There flat roof is atleast 30 years old from what they told me.


----------



## 1985gt (Dec 21, 2010)

If the decking is exposed it sounds like this roof shouldnt be touched, let alone storing materials and replacing vents on it. It will be a pain to spud all the rock down and get a good seal.


----------



## Terminallance (Aug 31, 2013)

Thanks for your reply.

What makes the rocks come lose? Is that just wear and tare from water flow, or is it high winds? What all is involved in re-spuding?

There are about 10 places over the roof that are exposed, mostly at the eve, but some in the center.


----------



## 1985gt (Dec 21, 2010)

Spudding is basically knocking the rock off of an area to expose the felts. Almost impossible to do if a roof is 30 years old, you will tear the underlaying felts off. 

Normal wear and tear. The asphalt breaks down over time and the rock is able to move around then. All asphalt and gravel roofs will have some lose rock. After 30 years Type 3 asphalt is in pretty bad shape.


----------



## Terminallance (Aug 31, 2013)

So, the basic logic would be age, damage, and state of structure. I have damaged pipes, AC Units, Vents, and exposed and damaged decking all the way to the fibers in some areas. Repairing would be unwise due to removal and replacement of so many units on such an old and aged roofing system.

I can see this now, I do this a lot where some spots on an old shingled roof are damage, in that repairing the sections would tare the rest up.

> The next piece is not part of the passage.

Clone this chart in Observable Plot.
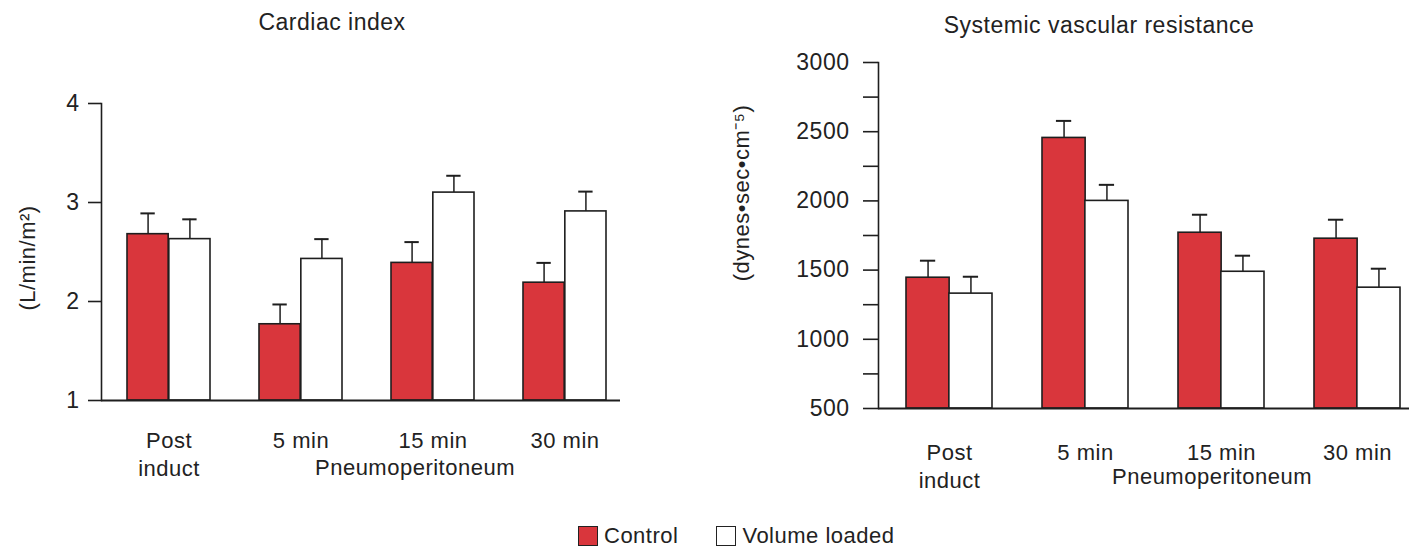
<!DOCTYPE html>
<html><head><meta charset="utf-8">
<script src="https://cdn.jsdelivr.net/npm/d3@7"></script>
<script src="https://cdn.jsdelivr.net/npm/@observablehq/plot@0.6"></script>
<style>
body{margin:0;background:#fff;font-family:"Liberation Sans",Arial,sans-serif;color:#222}
#root{position:relative;width:1409px;height:549px;overflow:hidden;background:#fff}
.abs{position:absolute;white-space:nowrap;line-height:1;letter-spacing:0.5px}
.chart{position:absolute;top:0}
.title{font-size:23px;transform:translateX(-50%)}
.ylab{font-size:22px;transform:translate(-50%,-50%) rotate(-90deg)}
.xlab{font-size:22px;transform:translateX(-50%)}
.leg{font-size:22px;display:flex;align-items:center}
.sw{display:inline-block;width:20px;height:20px;border:1.5px solid #222;box-sizing:border-box;margin-right:6px}
</style></head><body><div id="root"></div>
<script>
// ---- data ----
const categories = ["Post induct", "5 min", "15 min", "30 min"];
const series = ["Control", "Volume loaded"];
const seriesColors = ["#d9363c", "#ffffff"];

const ciControl = [2.68, 1.77, 2.39, 2.19];
const ciControlErr = [0.21, 0.20, 0.21, 0.20];
const ciVolume = [2.63, 2.43, 3.10, 2.91];
const ciVolumeErr = [0.20, 0.20, 0.17, 0.20];
const ciTicks = [1, 2, 3, 4];

const svrControl = [1445, 2455, 1770, 1727];
const svrControlErr = [123, 123, 130, 137];
const svrVolume = [1330, 2000, 1488, 1373];
const svrVolumeErr = [122, 116, 116, 137];
const svrTicks = [500, 1000, 1500, 2000, 2500, 3000];
const svrMinorTicks = [750, 1250, 1750, 2250, 2750];

const catLabel = d => d === "Post induct" ? "Post\ninduct" : d;

function rowsOf(ctrl, ctrlErr, vol, volErr) {
  const rows = [];
  categories.forEach((c, i) => {
    rows.push({category: c, series: series[0], value: ctrl[i], err: ctrlErr[i]});
    rows.push({category: c, series: series[1], value: vol[i], err: volErr[i]});
  });
  return rows;
}

function chart(o) {
  const pInner = 0.37;
  const bw = (o.xRange[1] - o.xRange[0]) / (categories.length - pInner) * (1 - pInner);
  const half = bw / 2, cap = 7.5;
  const ink = "#1e1e1e";
  const A = o.rows.filter(d => d.series === series[0]);
  const B = o.rows.filter(d => d.series === series[1]);
  const marks = [
    Plot.ruleX(A, {x: "category", y1: "value", y2: d => d.value + d.err, dx: -half / 2, stroke: ink, strokeWidth: 1.5}),
    Plot.ruleX(B, {x: "category", y1: "value", y2: d => d.value + d.err, dx: half / 2, stroke: ink, strokeWidth: 1.5}),
    Plot.tickY(A, {x: "category", y: d => d.value + d.err, insetLeft: bw / 4 - cap, insetRight: 3 * bw / 4 - cap, stroke: ink, strokeWidth: 2}),
    Plot.tickY(B, {x: "category", y: d => d.value + d.err, insetLeft: 3 * bw / 4 - cap, insetRight: bw / 4 - cap, stroke: ink, strokeWidth: 2}),
    Plot.barY(A, {x: "category", y1: o.base, y2: "value", insetRight: half, fill: seriesColors[0], stroke: ink, strokeWidth: 1.6}),
    Plot.barY(B, {x: "category", y1: o.base, y2: "value", insetLeft: half, fill: seriesColors[1], stroke: ink, strokeWidth: 1.6}),
    Plot.ruleY([o.base], {stroke: ink, strokeWidth: 2}),
    Plot.frame({anchor: "left", stroke: ink, strokeWidth: 1.6}),
    Plot.axisY({ticks: o.ticks, tickFormat: d => String(d), tickSize: o.tickSize, tickPadding: o.tickPadding, label: null, stroke: ink, strokeWidth: 1.6, fontSize: o.yFont, fill: "#222"}),
    Plot.axisX({tickSize: 0, tickPadding: o.xPad, lineAnchor: "top", lineHeight: 1.27, label: null, tickFormat: catLabel, fontSize: 22, fill: "#222"})
  ];
  if (o.minor) marks.push(Plot.axisY({ticks: o.minor, tickSize: o.tickSize, tickFormat: () => "", label: null, stroke: ink, strokeWidth: 1.6}));
  return Plot.plot({
    width: o.width, height: o.height,
    marginLeft: o.marginLeft, marginRight: o.marginRight, marginTop: o.marginTop, marginBottom: o.marginBottom,
    style: {fontFamily: '"Liberation Sans", Arial, sans-serif', fontSize: "22px", color: "#222", background: "transparent", overflow: "visible", letterSpacing: "0.5px"},
    x: {type: "band", domain: categories, range: o.xRange, paddingInner: pInner, paddingOuter: 0},
    y: {domain: o.yDomain},
    marks
  });
}

const root = document.getElementById("root");

const left = chart({
  rows: rowsOf(ciControl, ciControlErr, ciVolume, ciVolumeErr),
  width: 700, height: 500, marginLeft: 101, marginRight: 80, marginTop: 103, marginBottom: 100,
  xRange: [126, 608], yDomain: [1, 4], base: 1, ticks: ciTicks, tickSize: 13, tickPadding: 9, xPad: 28, yFont: 23
});
left.classList.add("chart"); left.style.left = "0px";
root.appendChild(left);

const right = chart({
  rows: rowsOf(svrControl, svrControlErr, svrVolume, svrVolumeErr),
  width: 709, height: 500, marginLeft: 178, marginRight: 0, marginTop: 62, marginBottom: 92,
  xRange: [206, 700], yDomain: [500, 3000], base: 500, ticks: svrTicks, minor: svrMinorTicks, tickSize: 15, tickPadding: 14, xPad: 32, yFont: 23
});
right.classList.add("chart"); right.style.left = "700px";
root.appendChild(right);

function addText(cls, text, x, y, extra) {
  const d = document.createElement("div");
  d.className = "abs " + cls;
  d.textContent = text;
  d.style.left = x + "px"; d.style.top = y + "px";
  if (extra) Object.assign(d.style, extra);
  root.appendChild(d);
  return d;
}
addText("title", "Cardiac index", 332, 11);
addText("title", "Systemic vascular resistance", 1099, 14);
addText("ylab", "(L/min/m²)", 28, 258);
addText("ylab", "(dynes•sec•cm⁻⁵)", 742, 193);
addText("xlab", "Pneumoperitoneum", 415, 457);
addText("xlab", "Pneumoperitoneum", 1212, 466);

const leg = document.createElement("div");
leg.className = "abs leg";
leg.style.left = "578px"; leg.style.top = "525px";
series.forEach((s, i) => {
  const item = document.createElement("span");
  item.style.display = "inline-flex"; item.style.alignItems = "center";
  item.style.marginRight = i === 0 ? "38px" : "0";
  const sw = document.createElement("span");
  sw.className = "sw"; sw.style.background = seriesColors[i];
  item.appendChild(sw);
  item.appendChild(document.createTextNode(s));
  leg.appendChild(item);
});
root.appendChild(leg);
</script>
</body></html>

Thank you again for your continued replies.


----------



## 1985gt (Dec 21, 2010)

Any time. 

At 30 years its time to start looking at replacement options especially if the roof hasn't been maintained and there other areas needing addressed.


----------



## builderr (Apr 1, 2009)

I suggest that you complete the shingle work first, allowing 3 or 4 bottom courses of shingles to be installed after the flat roof work. as far as the T&G roof, especially considering that you see decking (?) thru the gravel...and ponding.....I'd consider a new flat system, including new curbing for the A/c units and tapered insulation to direct the drainage of the roof and eliminate the ponding. roof by roof.....product by product....learning the basics of flat roof application is possible, but trying to co-ordinate a large scale install, consideing materials, demolition, system removals and re-installations, and assuring the property owner of a weather tight building at all times can be trick for a first time venture. Im guessing that there are far less roofers available to do this kind of work that are experienced than ready to work. Well experienced, expertly co-ordinated effective and efficient flat roofing crews are a commodity....although small, productive crews eventually can also get the job done.


----------



## Terminallance (Aug 31, 2013)

When I say "decking" I mean I can see the fibers of the fiberboard, exposed with no rock coverage.

That sounds like a good idea, and you're right there are very few if any crews here who do this sort of work, and the ones that do are contracted as part of a roofing co.

I've thought about just removing the AC units from the roof, but that might require rerigging the whole system.


----------



## Terminallance (Aug 31, 2013)

What do yall think about spraying a Fire Stone Acrili Coating over the flatrock roof, as it stands now? Would that seal it up?


----------



## 1985gt (Dec 21, 2010)

No coating on a dead level roof is generally a bad idea. Coating over rocks is worse.


----------



## EcoTech (Jan 5, 2014)

Assuming that you are just seeing the fiberglass ply sheet and not actual decking you could push the loose rock out of the way maybe a (10x10 area) clean the surface of the deck with a push broom and blower paying attention to getting all lose debris and dust off of the deck. Then you could take a asphalt resaturant, coat the area and re-rock on top of the wet resat. 

The rock is really just there to protect the fiberglass tar paper from the UV rays. The top layer of rock is always lose but as you sweep that away you should see rock embedded in hot asphalt as well. 

You could just buy a yard of rock and re-rock the bare areas. As for replacing vents what are we talking AP vents I assume? 

If that is the case spud out around the vent, cut around the vent in-order to remove the original, underlay new #75 tar paper, cut out the hole for your vent in the tar paper. Install the new vent setting into roof cement, torch down modified, and bull membrane the perimeter of the repair. If you are not familiar with torching just mop cap sheet down with roof cement.

:thumbup:


----------



## Terminallance (Aug 31, 2013)

Thanks for the reply, gents.

What are your thoughts on peel and stick modified bitumen? I live in the south so it will see 100+ degree days all summer.


----------



## 1985gt (Dec 21, 2010)

Won't work on flat, or lower slope roofs. And questionable if adhering to a old surface. They do work great on like 1-2:12 slopes though.


----------



## Terminallance (Aug 31, 2013)

Why doesn't it work?


----------



## 1985gt (Dec 21, 2010)

On very low slope to flat surfaces? I think it mostly has to due with the laps not being able to stand up to ponding water and freeze cycles.


----------



## Max00 (Mar 26, 2014)

Since,its 30 yrs old you should completely replace the whole roof.....


----------